Supplied records:

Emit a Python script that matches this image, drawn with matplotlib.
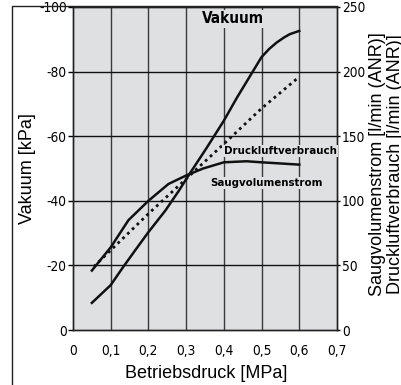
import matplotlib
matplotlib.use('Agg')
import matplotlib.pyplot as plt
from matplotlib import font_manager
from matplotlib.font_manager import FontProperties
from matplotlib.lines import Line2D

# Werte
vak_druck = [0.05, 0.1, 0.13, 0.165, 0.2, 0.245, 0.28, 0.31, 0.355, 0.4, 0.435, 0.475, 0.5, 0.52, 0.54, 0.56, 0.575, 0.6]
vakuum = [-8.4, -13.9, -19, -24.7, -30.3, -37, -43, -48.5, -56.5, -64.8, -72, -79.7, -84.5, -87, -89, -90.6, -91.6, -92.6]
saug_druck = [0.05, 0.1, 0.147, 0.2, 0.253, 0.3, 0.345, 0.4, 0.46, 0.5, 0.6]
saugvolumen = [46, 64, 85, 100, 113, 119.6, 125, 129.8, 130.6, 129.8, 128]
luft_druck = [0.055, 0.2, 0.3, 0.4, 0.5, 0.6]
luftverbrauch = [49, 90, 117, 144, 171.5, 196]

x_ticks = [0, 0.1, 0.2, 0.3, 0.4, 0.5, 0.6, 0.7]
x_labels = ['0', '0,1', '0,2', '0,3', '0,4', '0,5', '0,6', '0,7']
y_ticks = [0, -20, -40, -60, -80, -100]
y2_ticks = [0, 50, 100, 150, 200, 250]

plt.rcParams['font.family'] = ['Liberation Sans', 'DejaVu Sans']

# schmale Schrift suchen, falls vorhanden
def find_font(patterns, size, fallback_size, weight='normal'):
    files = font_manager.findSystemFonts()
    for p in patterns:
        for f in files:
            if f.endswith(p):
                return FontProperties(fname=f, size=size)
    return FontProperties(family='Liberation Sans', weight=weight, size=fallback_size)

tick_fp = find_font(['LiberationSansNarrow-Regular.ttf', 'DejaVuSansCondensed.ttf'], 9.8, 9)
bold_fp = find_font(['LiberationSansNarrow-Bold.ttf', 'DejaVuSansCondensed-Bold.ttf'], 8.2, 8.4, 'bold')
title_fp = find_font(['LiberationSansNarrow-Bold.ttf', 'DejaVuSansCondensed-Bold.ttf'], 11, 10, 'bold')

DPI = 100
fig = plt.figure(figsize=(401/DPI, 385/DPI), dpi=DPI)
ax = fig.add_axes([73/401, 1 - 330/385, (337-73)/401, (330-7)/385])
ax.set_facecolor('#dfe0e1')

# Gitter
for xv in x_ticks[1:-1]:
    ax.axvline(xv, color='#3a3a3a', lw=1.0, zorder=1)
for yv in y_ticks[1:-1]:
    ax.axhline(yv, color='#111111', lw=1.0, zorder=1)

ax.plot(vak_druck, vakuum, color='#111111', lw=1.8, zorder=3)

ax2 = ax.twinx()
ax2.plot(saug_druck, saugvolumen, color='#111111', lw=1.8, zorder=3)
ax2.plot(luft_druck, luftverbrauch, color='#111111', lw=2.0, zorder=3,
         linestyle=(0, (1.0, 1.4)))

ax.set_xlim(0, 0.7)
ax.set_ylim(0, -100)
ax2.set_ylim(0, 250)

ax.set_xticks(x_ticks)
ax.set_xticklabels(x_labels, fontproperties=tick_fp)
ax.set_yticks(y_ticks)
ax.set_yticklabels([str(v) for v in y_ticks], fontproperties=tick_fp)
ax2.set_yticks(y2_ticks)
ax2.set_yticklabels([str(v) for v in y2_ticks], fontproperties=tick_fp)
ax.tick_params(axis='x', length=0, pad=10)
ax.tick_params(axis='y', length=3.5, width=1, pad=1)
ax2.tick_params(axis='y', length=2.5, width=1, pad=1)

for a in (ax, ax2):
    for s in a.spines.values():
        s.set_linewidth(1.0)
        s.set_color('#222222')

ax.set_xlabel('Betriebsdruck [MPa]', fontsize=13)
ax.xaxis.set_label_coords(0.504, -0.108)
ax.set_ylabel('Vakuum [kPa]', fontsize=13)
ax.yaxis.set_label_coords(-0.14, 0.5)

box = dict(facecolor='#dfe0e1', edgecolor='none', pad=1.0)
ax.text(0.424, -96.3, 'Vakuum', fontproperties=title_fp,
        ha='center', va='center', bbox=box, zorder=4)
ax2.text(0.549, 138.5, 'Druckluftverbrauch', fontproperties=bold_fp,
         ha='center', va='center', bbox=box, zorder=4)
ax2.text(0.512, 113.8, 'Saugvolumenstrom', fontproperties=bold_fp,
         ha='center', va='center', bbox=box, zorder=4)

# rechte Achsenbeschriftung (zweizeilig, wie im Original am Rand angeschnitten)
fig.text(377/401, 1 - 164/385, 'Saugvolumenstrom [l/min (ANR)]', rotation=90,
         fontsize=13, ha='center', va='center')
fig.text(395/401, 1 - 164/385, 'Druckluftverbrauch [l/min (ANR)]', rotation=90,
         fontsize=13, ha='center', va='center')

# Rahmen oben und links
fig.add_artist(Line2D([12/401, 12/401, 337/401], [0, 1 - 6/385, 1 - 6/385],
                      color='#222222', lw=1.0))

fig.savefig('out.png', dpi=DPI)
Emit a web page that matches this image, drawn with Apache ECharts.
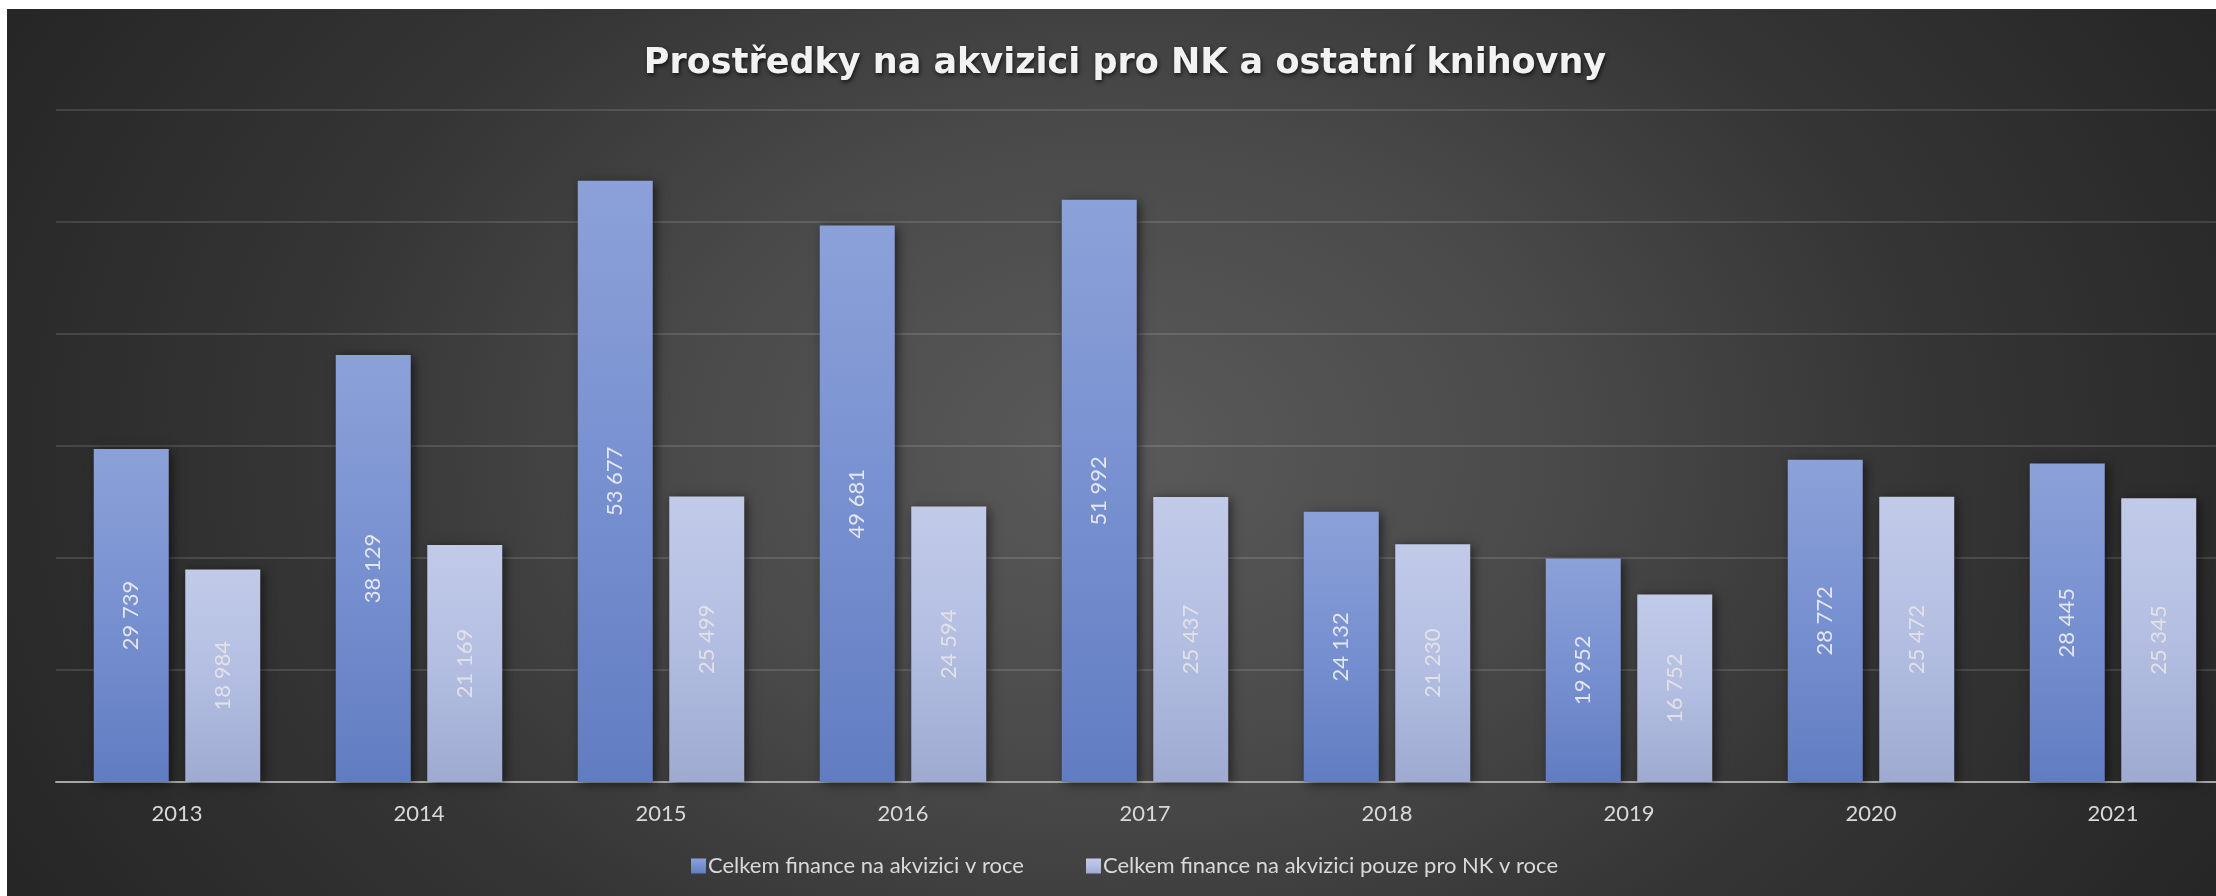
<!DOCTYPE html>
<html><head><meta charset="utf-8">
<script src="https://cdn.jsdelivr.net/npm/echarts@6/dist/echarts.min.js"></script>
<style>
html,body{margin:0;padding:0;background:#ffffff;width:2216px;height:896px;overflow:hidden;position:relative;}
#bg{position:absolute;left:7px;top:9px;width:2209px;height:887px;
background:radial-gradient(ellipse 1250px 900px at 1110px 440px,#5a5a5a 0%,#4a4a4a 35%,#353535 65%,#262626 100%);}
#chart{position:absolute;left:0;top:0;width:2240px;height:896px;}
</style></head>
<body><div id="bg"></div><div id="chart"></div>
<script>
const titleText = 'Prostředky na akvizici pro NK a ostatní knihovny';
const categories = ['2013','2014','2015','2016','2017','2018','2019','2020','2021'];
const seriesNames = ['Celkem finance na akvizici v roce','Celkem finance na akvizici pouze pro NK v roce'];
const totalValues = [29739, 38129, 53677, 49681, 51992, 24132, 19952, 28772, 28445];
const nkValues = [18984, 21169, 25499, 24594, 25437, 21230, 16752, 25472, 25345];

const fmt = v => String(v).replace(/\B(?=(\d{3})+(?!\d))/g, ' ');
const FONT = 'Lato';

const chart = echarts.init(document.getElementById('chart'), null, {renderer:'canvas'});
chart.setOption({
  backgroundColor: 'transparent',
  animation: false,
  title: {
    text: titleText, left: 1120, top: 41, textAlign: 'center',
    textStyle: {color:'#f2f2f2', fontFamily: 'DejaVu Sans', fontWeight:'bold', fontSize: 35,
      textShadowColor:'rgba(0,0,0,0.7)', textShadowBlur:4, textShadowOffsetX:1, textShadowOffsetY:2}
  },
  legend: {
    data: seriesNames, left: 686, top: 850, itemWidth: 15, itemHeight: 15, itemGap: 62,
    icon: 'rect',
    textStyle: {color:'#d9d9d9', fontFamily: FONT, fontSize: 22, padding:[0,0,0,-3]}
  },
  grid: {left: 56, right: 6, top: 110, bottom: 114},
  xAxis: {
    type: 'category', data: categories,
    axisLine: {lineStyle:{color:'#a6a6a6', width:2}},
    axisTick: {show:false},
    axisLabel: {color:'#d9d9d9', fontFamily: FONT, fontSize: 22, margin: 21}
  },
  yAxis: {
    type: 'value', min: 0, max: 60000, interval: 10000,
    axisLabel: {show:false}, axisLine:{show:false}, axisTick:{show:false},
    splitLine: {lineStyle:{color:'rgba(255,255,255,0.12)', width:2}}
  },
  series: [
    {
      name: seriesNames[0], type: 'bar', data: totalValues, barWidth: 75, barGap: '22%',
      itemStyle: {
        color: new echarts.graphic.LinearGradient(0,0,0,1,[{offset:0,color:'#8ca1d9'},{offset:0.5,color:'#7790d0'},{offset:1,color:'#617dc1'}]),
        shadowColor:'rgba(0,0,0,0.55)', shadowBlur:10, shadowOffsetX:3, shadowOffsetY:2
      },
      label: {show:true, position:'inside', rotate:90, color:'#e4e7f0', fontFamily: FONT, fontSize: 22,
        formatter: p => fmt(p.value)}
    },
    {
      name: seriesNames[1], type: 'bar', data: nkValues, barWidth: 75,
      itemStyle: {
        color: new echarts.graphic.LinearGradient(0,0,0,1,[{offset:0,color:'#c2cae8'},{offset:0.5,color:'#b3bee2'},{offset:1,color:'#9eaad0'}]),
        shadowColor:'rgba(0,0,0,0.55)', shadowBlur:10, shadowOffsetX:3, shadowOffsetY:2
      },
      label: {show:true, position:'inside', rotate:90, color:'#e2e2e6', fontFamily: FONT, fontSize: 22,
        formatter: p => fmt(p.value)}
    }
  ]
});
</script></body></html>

Exercise goal: Find every line above that contains the word "Emit", and return each one.

Correct answer:
Emit a Python script that matches this image, drawn with matplotlib.
Emit a web page that matches this image, drawn with Apache ECharts.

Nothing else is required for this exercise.